The Needlework Development Scheme was a collaborative project between art and design education and industry. Originally established in Scotland in 1934, its aim was to encourage embroidery and to raise the standard of design in Britain. Financed by J. & P. Coats, the Paisley thread manufacturers, the Scheme was organised by the four Scottish art schools, Aberdeen, Dundee, Edinburgh and Glasgow. Its collection of foreign and British embroidery was available to domestic science and training colleges, women’s institutions and schools, as well as art schools. By 1939, the Scheme had acquired some 900 embroideries but the outbreak of WWII closed the Scheme and the collection was retained by the four original art schools.

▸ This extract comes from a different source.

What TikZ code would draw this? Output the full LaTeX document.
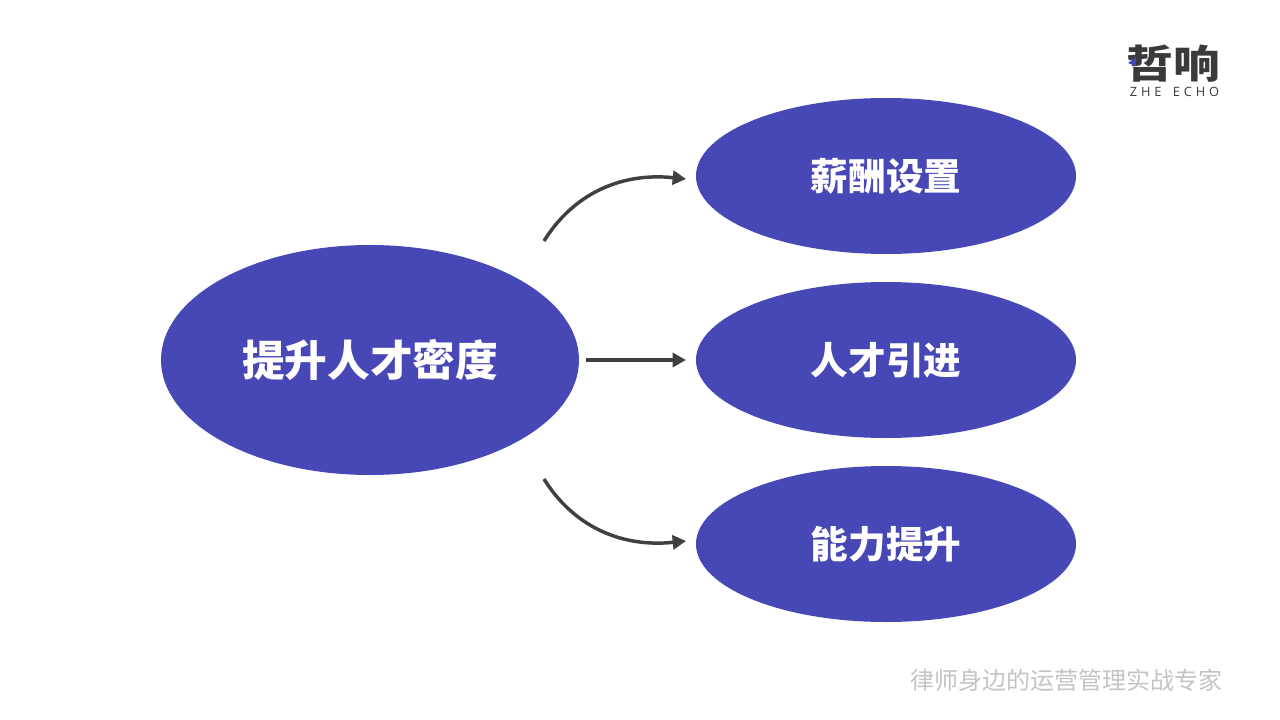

Glasgow School of Art was instrumental in re-starting the Scheme late in 1944. Its aims were the same as its predecessor, but expanded its remit to include other arts schools in the United Kingdom where embroidery was taught. In the years following the WWII, the Scheme became centralised and staffed with a qualified embroidery expert, a secretary and several practitioners. The Scheme commissioned the British designer Mary Kessell to prepare designs to be interpreted by embroidery artists in Britain, as the best needlework examples in the collection were foreign. The scheme was disbanded in 1961 when funding was withdrawn, although it was recognised that the NDS had achieved its aims. The NDS had amassed 3000 textile items by this time, which were divided and distributed around universities, organisations and museums including Glasgow School of Art, National Museum of Scotland, the Embroiderers’ Guild and the Victoria & Albert Museum.
We hold a number of publications by the Scheme. In particular we hold a number of issues of its journals And So To Sew and And So To Embroider. Our Archives and Collections also hold a number of NDS items.